Toplumsal hayattaki bu gelişme, yaratım ve değerler bir zihniyet yapılanmasını oluşturmuş ve sistemsel bir çıkışa zemin sunmuştur. Denilebilir ki, ilk sistemsel yaşam ve zihniyet komünal yaşamın yaratıcısı olan Ana Kadın etrafında oluşmuş ve bin yıllar sürecek olan bir zihniyet devrimi gerçekleşmiştir. Bu zihniyet hem birinci doğa olan doğayla iç içe ve ahenkli bir yaşam, hem de ikinci doğa olan insan toplumuyla eşit, özgür ve her şeyde komünal bir yaşam zihniyeti olmuştur. Yani burada kirlenmemiş duygusal zekanın ve anaerkil yaşamın hala tam hakim olduğu saf bir zihniyetten bahsediyoruz. Doğayı kendisi gibi canlı gören, kendisini koruduğu kadar doğayı da koruyan ve sahip çıkan ekolojik bir toplumsal zihniyet sözkonusudur. Bu oluşan hafıza ve bellek aynı zamanda günümüz özgürlükçü ve komünal toplumun ilk hafızası ve belleğidir. Sonraki aşamalar, yani gaspçı devlet uygarlığın çıkışıyla birlikte, oluşan komünal toplumsal hafıza yerini yavaş yavaş sömürgeci ve zorba sisteme bırakacak.
Sonuç olarak, toplumsal tarihte şöyle bir gerçeklik her zaman yaşanmıştır; toplumsal zihniyete kim damgasını vurmuş ve belirlemişse, toplumsal yaşamı da o belirlemiş ve kendi sistemini kurmuştur. Özgürlükçü-komünal zihniyetin istismarını en çok devlet hiyerarşisinin oluşum sürecindeki rahipler yapmış ve günümüz kapitalist sisteme kadar daha da katılaşarak gelebilmiştir.
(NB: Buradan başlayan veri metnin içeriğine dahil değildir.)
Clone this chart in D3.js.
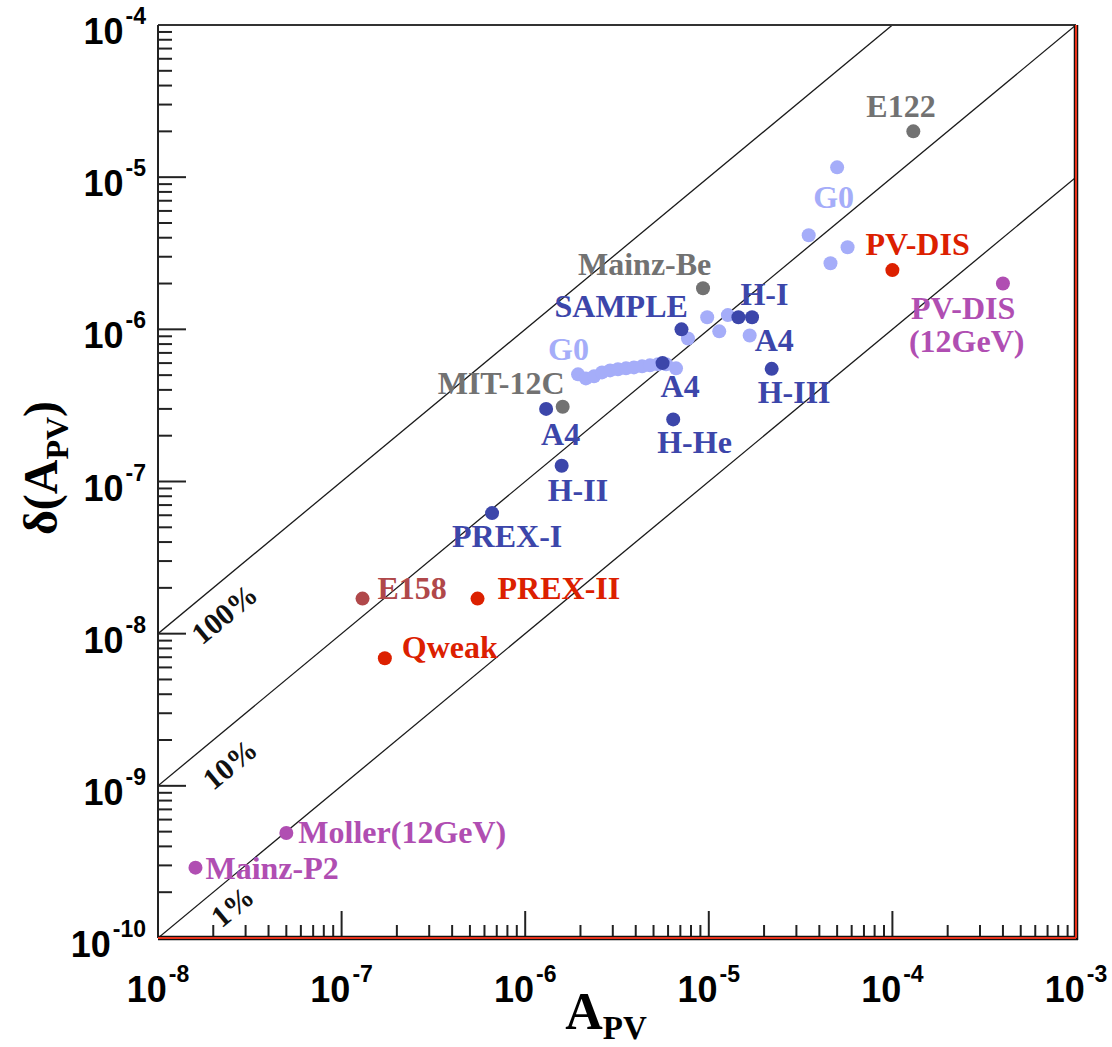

Buna karşı özgürlükçü toplum da parçalı da olsa komünal yaşam zihniyetini sürekli yaşatmış ve varlığıyla karşı sistemin alternatifi olabilmiştir.
Önder APO bu konuda şunları belirtmektedir: Ortadoğunun tüm bilge ve peygamberlerinin yaptıkları özünde zihniyet savaşıdır. Zihniyet ahlakla bağlantılı kılınmadıkça değersizdir. Ahlak, bilincin aydınlattığı rotada tüm engellere ve yetersizliklere rağmen yürüme gücüdür. Toplumun olmazsa olmaz vicdani değerlerinde ısrardır. Zihniyetimiz karşı tarafın zihniyetini de yakalamalı ve ihtiyacı kadar ondan beslenmelidir. Devlet gücünün zihniyeti her zaman güçlü örgütlenmiştir. Bu zihniyet kuşanmadan başarılı bir çıkış, çözüm geliştirilemez.